Caucasus Nature Fund
- Founded: 2007
- Founders: Conservation International, Federal Ministry for Economic Cooperation and Development(BMZ), World Wide Fund for Nature (WWF)
- Type: Conservation Trust Fund
- Focus: Protected Areas
- Location(s): Frankfurt am Main, Germany and Tbilisi, Georgia;
- Region served: Armenia, Azerbaijan, Georgia
- Endowment: € 24,2 (2017)

= Caucasus Nature Fund =

Founded in 2007, the Caucasus Nature Fund (CNF), is a German non-profit organization that supports the protected areas in the South Caucasus countries of Armenia, Azerbaijan and Georgia. The fund's mission is to provide long-term funding for operating costs, improved management and sustainable development of the region's protected areas. The trust works through public-private partnerships with the three governments by matching, but not exceeding the State budgets. This ensures each side is committing long-term support for the protected areas.

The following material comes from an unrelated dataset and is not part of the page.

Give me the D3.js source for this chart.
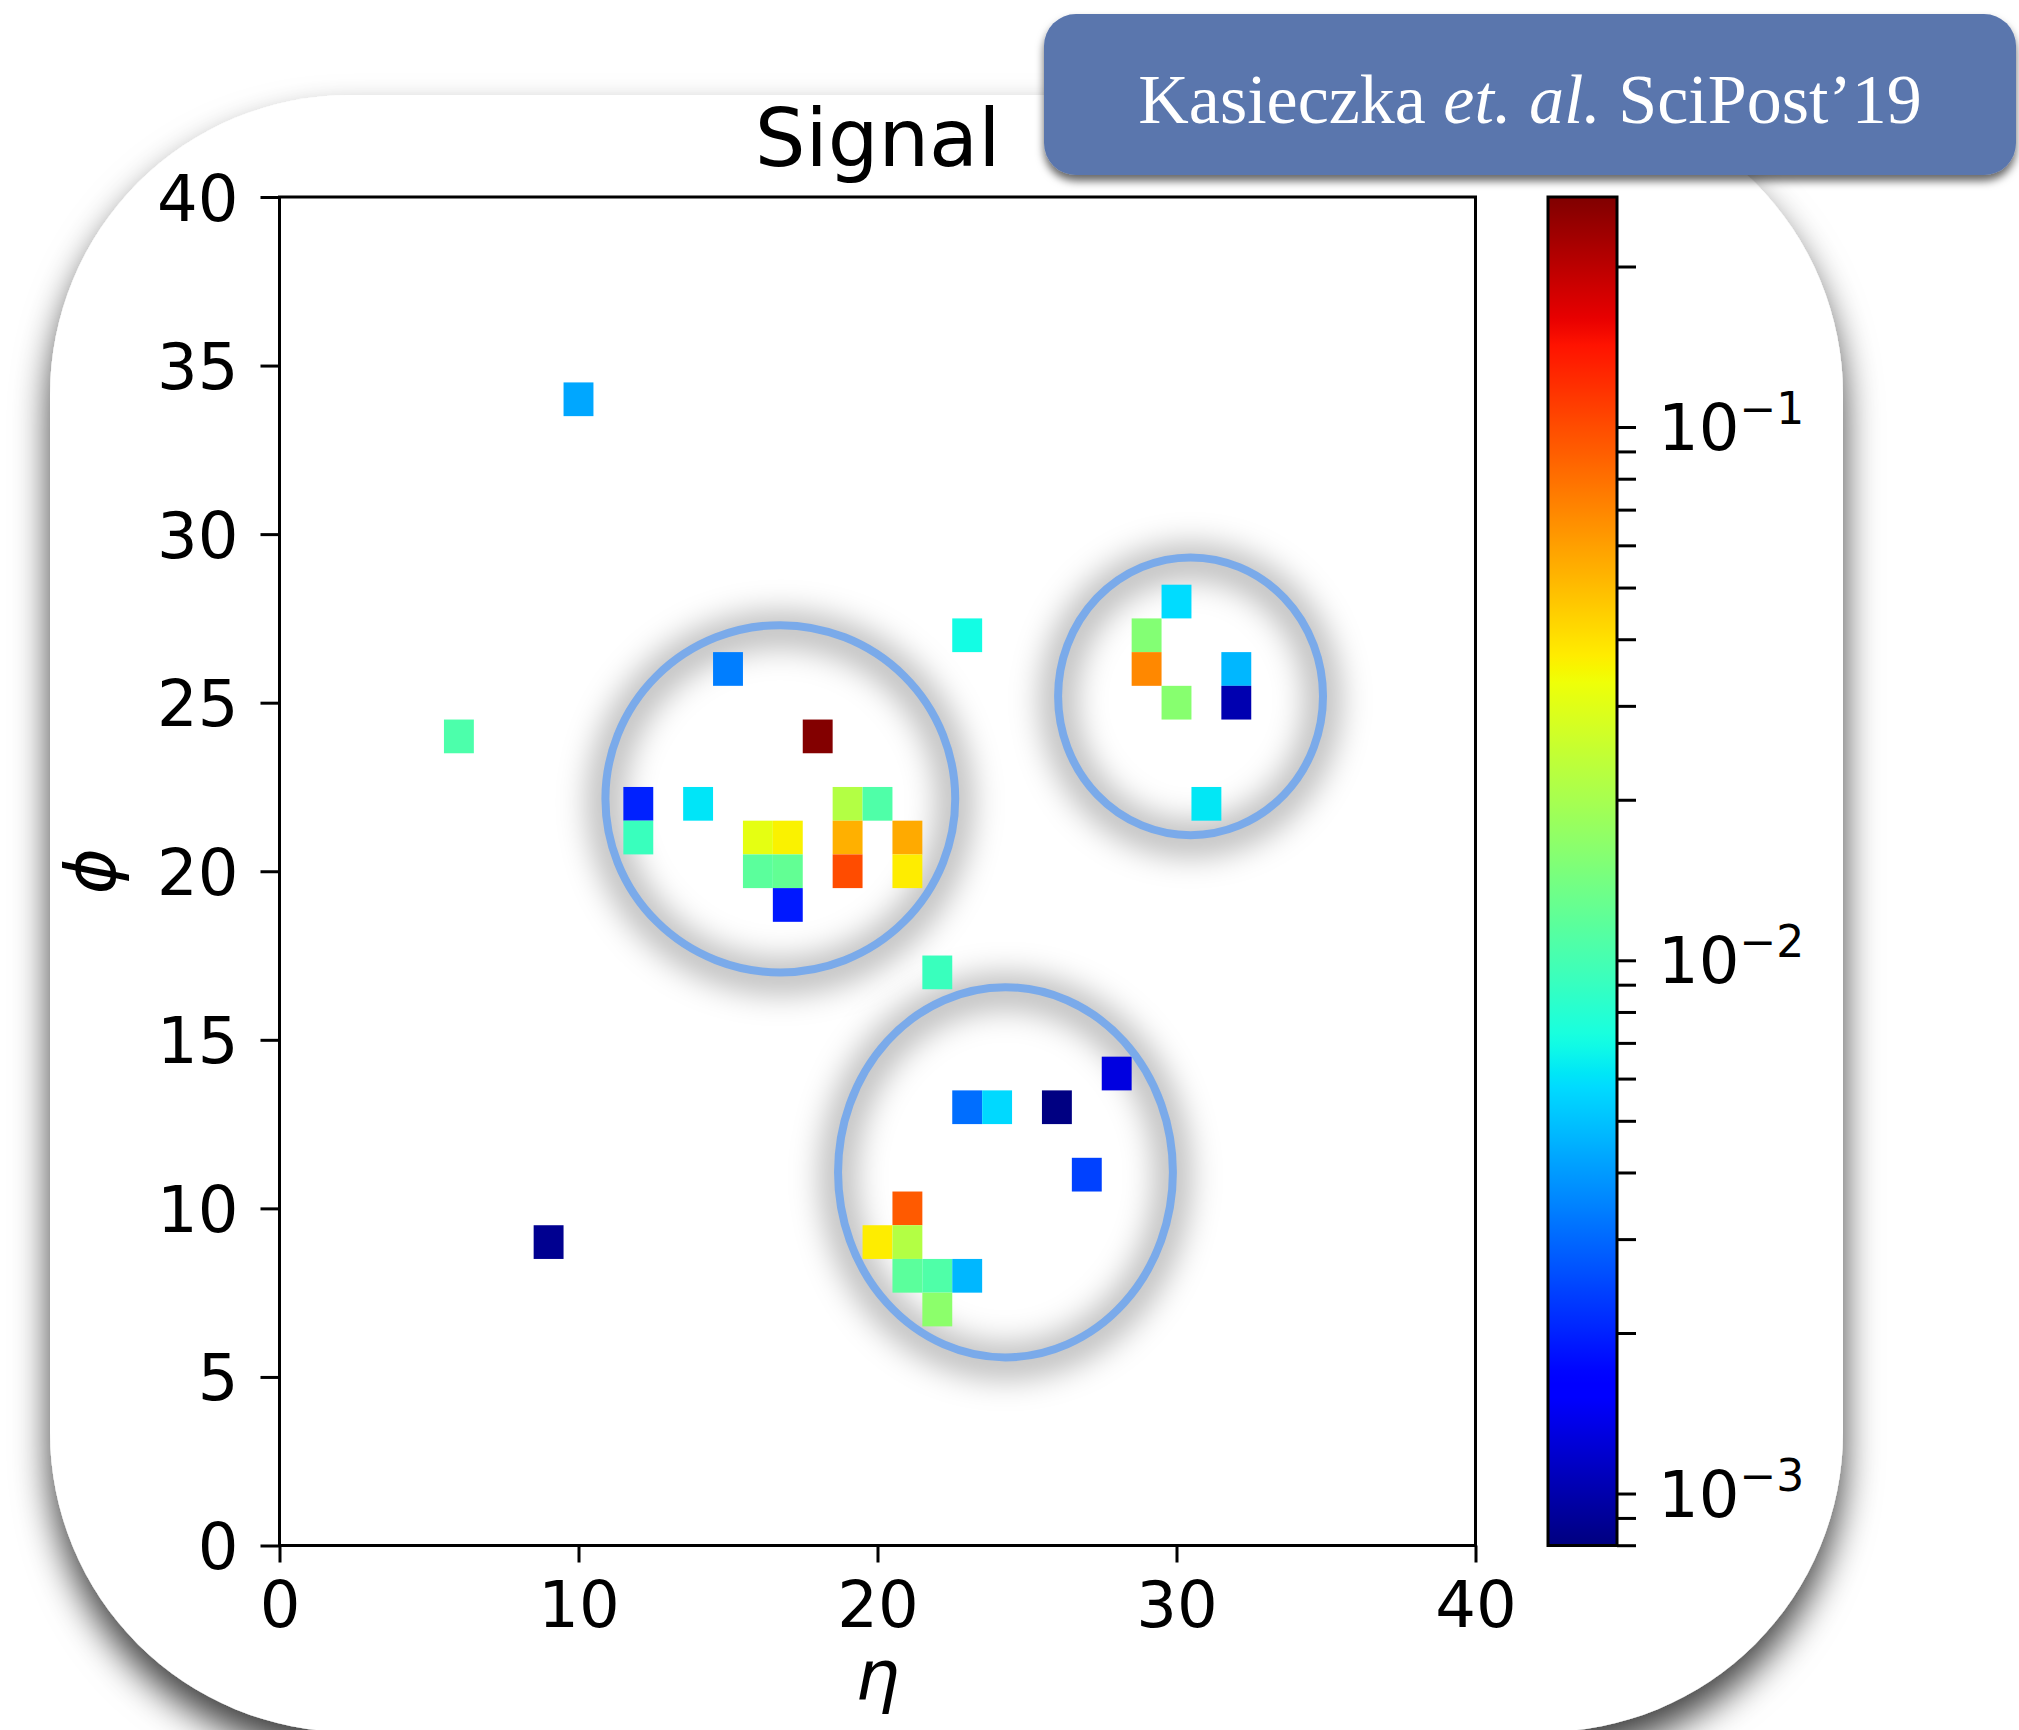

Headquartered in Frankfurt am Main, Germany, with program offices in Tbilisi, Georgia and Yerevan, Armenia, the trust supports 18 protected areas across the three countries.

== Caucasus Biodiversity Hotspot ==

The Caucasus Ecoregion is one of the most biologically rich regions on Earth. Home to an unusually high number of endemic plant and animal species, it ranks as one of the world's biodiversity “hotspots" according to both Conservation International and WWF.

Formed by the isthmus between the Black and Caspian Seas, the Caucasus ecoregion is a biological crossroads, where plant and animal species from Europe, Central Asia, the Middle East, and North Africa mingle with endemic species found nowhere else on earth. About the size of France, the hotspot spans 500,000 square kilometers including Armenia, Azerbaijan and Georgia, as well as small portions of Russia, Iran and Turkey. Amazingly, this relatively small area holds 9 climate zones from semi-desert to high altitude tundra, from alpine meadow to deep forest. Here you can find over 6,400 plant species, 348 birds, 131 mammals, 86 reptiles, 17 amphibians and 127 freshwater fishes.

== Funding activities ==
In 2022, CNF awarded four subdivisions of Armenia's Ministry of the Environment €335,000 to cover expenses. €142,500 was allocated to the Zangezur Biosphere Complex, €80,000 to Khosrov Forest State Reserve, €82,500 to Dilijan National Park, and €30,000 to Lake Arpi National Park.

== Notable Board Members ==

A notable advisory board member is Gabriela Von Habsburg, the granddaughter of Charles I, last emperor of Austria.